I loved my body pillow, and I loved that my husband made room for it in our bed. That he was OK with squishing into the tiniest amount of mattress real estate without complaint was big on his part. The problem was, I have never reverted back to the idea of “my side” since having kids, and still regularly command most of the bed. But we have since gained another bathroom, so I think that balances everything out.
Maternity clothes can be expensive and I was not willing to invest in a whole new temporary work wardrobe when I was pregnant. That meant my empire dresses were in heavy rotation, but if I was running out of options as laundry day approached I'd reach for one of his shirts. There was a reason why I did most of his shopping before we had kids (and I had no time to pick out his clothes).
A birthing ball was high on my list of “must haves,” according to my carefully constructed birth plan. My husband made sure it was filled and ready to go at any time. It stayed behind when I went into labor and slowly deflated, never to be used. That might have hurt him more than the strain on his lungs inflating it when our air pump broke.
It was no surprise that my appetite increased when I got pregnant (after the initial all-day morning sickness waned). My husband should have prepared better, by piling more on his plate, knowing that once I was done with my meal I’d be coming for his.
Despite my desire to help my partner clean whatever’s on his plate, he still seems to be gaining weight alongside his pregnant wife. If I was hit with a cannoli craving, joining me with one of his own cravings seemed like, at least to my husband, the right thing to do. It’s a small, delicious sacrificed all partners must be willing to make as part of their commitment to being in sync as much as possible as parents.
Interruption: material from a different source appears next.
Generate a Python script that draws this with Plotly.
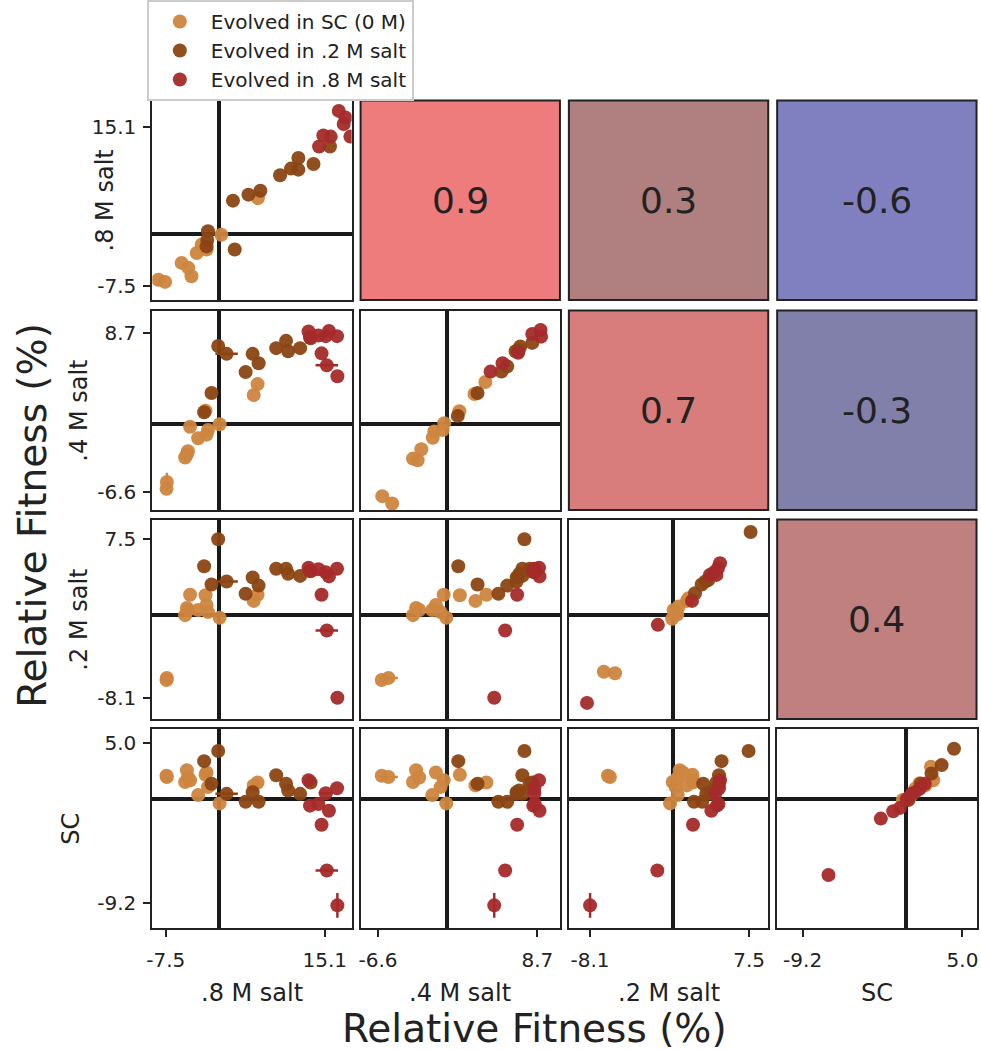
import plotly.graph_objects as go

# ---------------- data ----------------
GROUP_NAMES = ["Evolved in SC (0 M)", "Evolved in .2 M salt", "Evolved in .8 M salt"]
ENV_LABELS = [".8 M salt", ".4 M salt", ".2 M salt", "SC"]
ENV_TICKS = [[-7.5, 15.1], [-6.6, 8.7], [-8.1, 7.5], [-9.2, 5.0]]
ENV_TICKTEXT = [["-7.5", "15.1"], ["-6.6", "8.7"], ["-8.1", "7.5"], ["-9.2", "5.0"]]

# mean relative fitness (%) of each strain in each environment
# group: 0 = evolved in SC, 1 = evolved in .2 M, 2 = evolved in .8 M
strain_group = [0] * 13 + [1] * 12 + [2] * 9
fit_m8 = [-7.4, -7.35, -4.75, -4.5, -4.35, -4.05, -2.9, -1.7, -1.5, -1.85, 0.15, 5.55, 5.0,
          -2.05, -1.0, -0.05, 1.15, 3.85, 4.85, 5.7, 8.2, 9.6, 9.9, 11.6, 13.1,
          16.9, 15.4, 14.65, 12.8, 15.25, 16.85, 13.0, 14.2, 15.7]
fit_m4 = [-6.25, -5.6, -3.25, -2.95, -2.65, -0.3, -1.4, -1.05, -0.6, 1.25, -0.05, 3.8, 2.75,
          1.1, 2.95, 7.45, 6.7, 4.95, 6.7, 5.8, 7.25, 7.95, 6.95, 7.25, 8.2,
          4.55, 5.6, 6.75, 8.85, 8.4, 8.4, 8.3, 8.45, 8.9]
fit_m2 = [-6.35, -6.15, 0.0, 0.7, 0.5, 2.0, 0.5, 1.0, 0.3, 1.95, -0.25, 2.0, 1.4,
          4.8, 3.0, 7.45, 3.3, 2.1, 3.7, 2.9, 4.55, 4.55, 4.05, 3.85, 4.3,
          -8.1, -1.5, 2.0, 4.65, 4.2, 4.55, 4.35, 4.5, 3.8]
fit_sc = [2.05, 1.95, 1.5, 2.55, 1.9, 1.65, 0.35, 2.35, 1.05, 2.15, -0.4, 1.45, 1.2,
          3.35, 1.35, 4.25, 0.45, -0.25, 0.6, -0.25, 2.1, 1.35, 0.75, 0.45, 1.45,
          -9.45, -6.35, -2.3, 1.65, 0.5, 0.95, -0.6, -0.45, -1.05]
err_m8 = [0] * 16 + [1.6] + [0] * 7 + [0.9] + [0, 1.6, 0, 0, 1.0, 0, 0, 0, 0]
err_m4 = [0, 0.9] + [0] * 32
err_m2 = [0] * 34
err_sc = [0] * 25 + [1.1] + [0] * 8

# replicate panels on the diagonal (x = replicate 1, y = replicate 2)
diag_m8_g = [0] * 10 + [1] * 13 + [2] * 7
diag_m8_x = [-8.55, -7.6, -5.25, -4.3, -3.85, -3.1, -2.4, -1.7, 0.4, 5.6,
             -1.5, -1.7, -1.6, 2.3, 2.05, 4.25, 5.95, 8.75, 10.3, 11.35, 11.35, 13.5, 15.85,
             14.3, 14.9, 15.95, 17.1, 18.05, 17.8, 18.75]
diag_m8_y = [-6.55, -6.85, -4.15, -4.85, -6.05, -2.75, -1.55, -2.25, -0.15, 5.05,
             0.35, -1.8, -0.9, -2.25, 4.7, 5.55, 6.1, 8.3, 9.25, 9.1, 10.75, 9.9, 12.4,
             12.4, 13.95, 13.8, 17.45, 16.5, 15.6, 13.8]

diag_m4_g = [0] * 12 + [1] * 8 + [2] * 6
diag_m4_x = [-6.2, -5.25, -3.25, -2.8, -2.45, -1.35, -1.2, -0.4, -0.25, 1.2, 2.65, 3.7,
             1.05, 2.95, 5.25, 5.8, 6.6, 7.05, 8.2, 6.9,
             4.2, 5.35, 6.85, 8.2, 9.0, 9.05]
diag_m4_y = [-6.95, -7.65, -3.35, -3.5, -2.45, -1.35, -0.75, -0.6, 0.05, 1.2, 2.85, 4.0,
             0.75, 2.95, 5.0, 5.5, 6.95, 7.4, 7.75, 7.05,
             5.0, 5.8, 6.8, 8.6, 9.0, 8.35]

diag_m2_g = [0] * 9 + [1] * 6 + [2] * 7
diag_m2_x = [-6.75, -5.65, 0.1, 0.6, -0.05, 0.45, 1.4, 1.55, 0.3,
             7.65, 2.2, 2.85, 3.5, 4.0, 3.2,
             -8.4, -1.45, 1.9, 3.65, 4.3, 4.65, 4.45]
diag_m2_y = [-5.55, -5.7, 0.5, 0.85, -0.35, 0.05, 1.4, 1.65, 0.2,
             8.15, 2.15, 3.0, 3.45, 4.15, 3.3,
             -8.6, -0.95, 1.4, 3.95, 3.95, 5.1, 4.6]

diag_sc_g = [0] * 7 + [1] * 6 + [2] * 8
diag_sc_x = [2.2, 2.4, 1.7, 0.35, -0.3, 1.2, 0.8,
             4.25, 3.15, 2.25, 1.3, 0.8, 0.2,
             -6.9, -2.25, -1.15, -0.55, 0.05, 0.5, 1.2, 1.65]
diag_sc_y = [2.85, 1.65, 1.2, 0.15, -0.1, 1.4, 0.9,
             4.45, 3.0, 2.25, 1.35, 0.6, -0.1,
             -6.75, -1.75, -1.1, -0.8, 0.0, 0.45, 0.9, 1.35]

# correlations shown in the upper triangle: (row, col, value)
corr_cells = [(0, 1, "0.9"), (0, 2, "0.3"), (0, 3, "-0.6"),
              (1, 2, "0.7"), (1, 3, "-0.3"), (2, 3, "0.4")]

# ---------------- style ----------------
W, H = 981, 1050
COL_LEFT = [147.5, 357.5, 567.5, 777.5]
ROW_TOP = [100.5, 310.5, 519.5, 728.5]
PW, PH = 201, 199.5
AX_RANGE = [[-9.42, 18.93], [-8.28, 10.86], [-10.18, 9.38], [-11.46, 6.25]]
ROW_LABEL_X = [100, 74, 74, 66]
GROUP_COLORS = ["#cd853f", "#8b4513", "#a52a2a"]
CORR_COLORS = {"0.9": "#ee7c7c", "0.3": "#b07f7f", "-0.6": "#8080c0",
               "0.7": "#d97c7c", "-0.3": "#8080aa", "0.4": "#c08080"}
FONT = "DejaVu Sans"
INK = "#222222"

fits = [fit_m8, fit_m4, fit_m2, fit_sc]
errs = [err_m8, err_m4, err_m2, err_sc]
diags = [(diag_m8_x, diag_m8_y, diag_m8_g), (diag_m4_x, diag_m4_y, diag_m4_g),
         (diag_m2_x, diag_m2_y, diag_m2_g), (diag_sc_x, diag_sc_y, diag_sc_g)]


def xdom(c):
    return [COL_LEFT[c] / W, (COL_LEFT[c] + PW) / W]


def ydom(r):
    return [1 - (ROW_TOP[r] + PH) / H, 1 - ROW_TOP[r] / H]


def label(text, x, y, size, angle=0):
    return dict(text=text, xref="paper", yref="paper", x=x, y=y, xanchor="center",
                yanchor="middle", textangle=angle, showarrow=False,
                font=dict(size=size, color=INK, family=FONT))


fig = go.Figure()
layout = {}
k = 0
for r in range(4):
    for c in range(r + 1):
        k += 1
        xa = "x" if k == 1 else f"x{k}"
        ya = "y" if k == 1 else f"y{k}"
        for g in range(3):
            if r == c:
                dx, dy, dg = diags[r]
                idx = [i for i, gi in enumerate(dg) if gi == g]
                xs = [dx[i] for i in idx]
                ys = [dy[i] for i in idx]
                ex = [0] * len(idx)
                ey = [0] * len(idx)
            else:
                idx = [i for i, gi in enumerate(strain_group) if gi == g]
                xs = [fits[c][i] for i in idx]
                ys = [fits[r][i] for i in idx]
                ex = [errs[c][i] for i in idx]
                ey = [errs[r][i] for i in idx]
            fig.add_trace(go.Scatter(
                x=xs, y=ys, xaxis=xa, yaxis=ya, mode="markers",
                marker=dict(size=14, color=GROUP_COLORS[g], opacity=0.95, line=dict(width=0)),
                error_x=dict(type="data", array=ex, visible=True, width=0,
                             thickness=2.5, color=GROUP_COLORS[g]),
                error_y=dict(type="data", array=ey, visible=True, width=0,
                             thickness=2.5, color=GROUP_COLORS[g]),
                name=GROUP_NAMES[g], legendgroup=str(g),
                showlegend=(k == 1), hoverinfo="x+y",
            ))
        common = dict(showgrid=False, zeroline=True, zerolinecolor="#1a1a1a",
                      zerolinewidth=4, showline=True, mirror=True, linecolor=INK,
                      linewidth=2, ticklen=7, tickwidth=1.5, tickcolor=INK,
                      ticklabeloverflow="allow",
                      tickfont=dict(size=20, color=INK, family=FONT))
        xkey = "xaxis" if k == 1 else f"xaxis{k}"
        ykey = "yaxis" if k == 1 else f"yaxis{k}"
        layout[xkey] = dict(common, domain=xdom(c), range=AX_RANGE[c], anchor=ya,
                            tickvals=ENV_TICKS[c] if r == 3 else [],
                            ticktext=ENV_TICKTEXT[c] if r == 3 else [],
                            ticks="outside" if r == 3 else "",
                            showticklabels=(r == 3), ticklabelstandoff=6)
        layout[ykey] = dict(common, domain=ydom(r), range=AX_RANGE[r], anchor=xa,
                            tickvals=ENV_TICKS[r] if c == 0 else [],
                            ticktext=ENV_TICKTEXT[r] if c == 0 else [],
                            ticks="outside" if c == 0 else "",
                            showticklabels=(c == 0), ticklabelstandoff=3)

shapes = []
annotations = []
for r, c, val in corr_cells:
    x0, x1 = xdom(c)
    y0, y1 = ydom(r)
    shapes.append(dict(type="rect", xref="paper", yref="paper", x0=x0, x1=x1, y0=y0, y1=y1,
                       fillcolor=CORR_COLORS[val], line=dict(color=INK, width=2),
                       layer="below"))
    annotations.append(label(val, (x0 + x1) / 2, (y0 + y1) / 2, 36))

for i, lab in enumerate(ENV_LABELS):
    y0, y1 = ydom(i)
    annotations.append(label(lab, ROW_LABEL_X[i] / W, (y0 + y1) / 2, 24, angle=-90))
    x0, x1 = xdom(i)
    annotations.append(label(lab, (x0 + x1) / 2, 1 - 993 / H, 24))

annotations.append(label("Relative Fitness (%)", 26 / W, 1 - 515 / H, 39, angle=-90))
annotations.append(label("Relative Fitness (%)", 533 / W, 1 - 1028 / H, 39))

fig.update_layout(
    width=W, height=H,
    margin=dict(l=0, r=0, t=0, b=0),
    paper_bgcolor="white", plot_bgcolor="white",
    font=dict(family=FONT, color=INK),
    shapes=shapes, annotations=annotations,
    legend=dict(x=142 / W, y=1, xanchor="left", yanchor="top",
                bgcolor="white", bordercolor="#cccccc", borderwidth=2,
                font=dict(size=20, color=INK, family=FONT), itemwidth=52,
                tracegroupgap=0),
    **layout,
)

fig.write_html("out.html", config={"displayModeBar": False},
               post_script="document.body.style.margin='0';"
               "document.body.style.overflow='hidden';")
I did not enjoy watching these, but I did it, because that was going to be me, pushing out a squashed head in a matter of weeks. The very least my husband could do was watch with me, without snarky commentary.
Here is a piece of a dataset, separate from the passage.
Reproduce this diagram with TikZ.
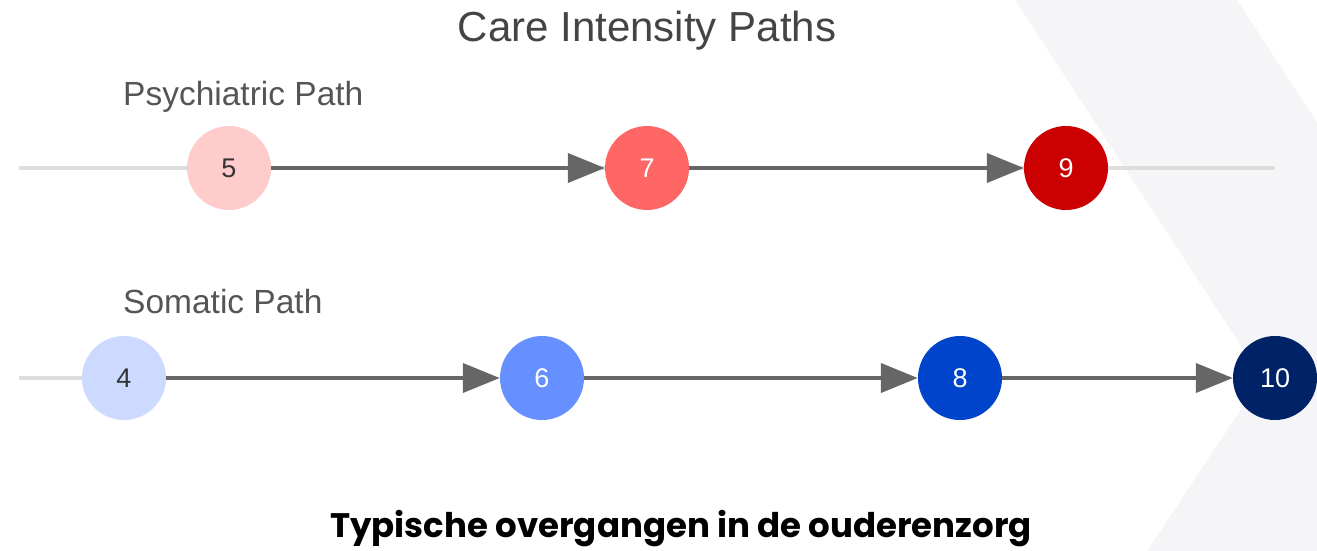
\documentclass[tikz,border=0pt]{standalone}
\usepackage{fontspec}
\setmainfont{Liberation Sans}
\newfontfamily\popfont{Poppins}
\usetikzlibrary{arrows.meta}
\definecolor{bgshape}{HTML}{F5F5F8}
\definecolor{trackgrey}{HTML}{DDDDDD}
\definecolor{edgegrey}{HTML}{666666}
\definecolor{titlegrey}{HTML}{444444}
\definecolor{labelgrey}{HTML}{555555}
\definecolor{dark}{HTML}{333333}
\definecolor{pA}{HTML}{FFCCCC}
\definecolor{pB}{HTML}{FF6666}
\definecolor{pC}{HTML}{CC0000}
\definecolor{sA}{HTML}{CCDAFF}
\definecolor{sB}{HTML}{6690FF}
\definecolor{sC}{HTML}{0044CC}
\definecolor{sD}{HTML}{002266}
\tikzset{
  stage/.style={circle, minimum size=84pt, inner sep=0pt, font=\fontsize{27}{31}\selectfont},
  track/.style={draw=trackgrey, line width=4pt},
  flow/.style={draw=edgegrey, line width=4pt, -{Triangle[length=37pt,width=29pt]}},
  pathlabel/.style={anchor=base west, text=labelgrey, font=\fontsize{33.5}{38}\selectfont, inner sep=0pt},
}
\begin{document}
\begin{tikzpicture}[x=1pt,y=-1pt]
\useasboundingbox (0,0) rectangle (1317,551);
\fill[bgshape] (1015,0) -- (1237,0) -- (1317,122) -- (1317,551) -- (1147,551) -- (1262,378) -- cycle;
\coordinate (t1s) at (19,168);
\coordinate (t1e) at (1275,168);
\coordinate (t2s) at (19,378);
\draw[track] (t1s) -- (t1e);
\node[stage, fill=pA, text=dark] (n5) at (229,168) {5};
\node[stage, fill=pB, text=white] (n7) at (647,168) {7};
\node[stage, fill=pC, text=white] (n9) at (1066,168) {9};
\node[stage, fill=sA, text=dark] (n4) at (124,378) {4};
\draw[track] (t2s) -- (n4.west);
\node[stage, fill=sB, text=white] (n6) at (542,378) {6};
\node[stage, fill=sC, text=white] (n8) at (960,378) {8};
\node[stage, fill=sD, text=white] (n10) at (1275,378) {10};
\draw[flow] (n5) -- (n7);
\draw[flow] (n7) -- (n9);
\draw[flow] (n4) -- (n6);
\draw[flow] (n6) -- (n8);
\draw[flow] (n8) -- (n10);
\node[anchor=base, text=titlegrey, font=\fontsize{42}{48}\selectfont, inner sep=0pt] (title) at (647,42) {Care Intensity Paths};
\node[pathlabel] (lp) at (123,105) {Psychiatric Path};
\node[pathlabel] (ls) at (123,313) {Somatic Path};
\node[anchor=base, text=black, font=\popfont\bfseries\fontsize{34}{40}\selectfont, inner sep=0pt] (foot) at (681,537) {Typische overgangen in de ouderenzorg};
\end{tikzpicture}
\end{document}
Before we had kids, my husband and I would put together furniture together. The more obtuse the instructions (thanks, Ikea), the closer we grew as a couple. There's nothing like teaming up to build a plywood dresser to fortify a romantic relationship.
But once I became uncomfortably pregnant and could no longer contort myself into awkward positions to reach screws at odd angles, it was all on my husband to put the baby furniture together. There might have been some cursing, but he was wise enough to mutter it out of earshot so as not to upset me, or make me worry about any leftover hardware after the bouncy seat was built.
Being pregnant can really suck, and having an understanding partner, who can mitigate the irrational blame I was throwing his way for every stupid thing that annoyed me during those uncomfortable nine months meant so much to me. Knowing I could declare that the pain of childbirth was completely my husband’s fault made me feel better, even if it was in some strange, inexplicable way. He was a champ, and smart enough to know that when our kids emerged and we fell instantly in love with them, the miracle of their existence was his “fault” too.
Let's be real: playing a game of "who has it worse?" is not worth it. Why? Because the person going through the mental, emotional, and physical labor and pregnancy and childbirth has it "worse." Always. Still, the trails and tribulations of pregnancy impact everyone. So while poking fun at our non-pregnant partners for claiming they're "suffering" during pregnancy is a pretty good time, let's encourage our partners to practice self-care too, while simultaneously asking that they remember that a woman is literally growing a human being inside her body. Instead of complaining, support her. Instead of comparing your discomfort to hers (as if there's a comparison), find a way to mitigate her uneasiness.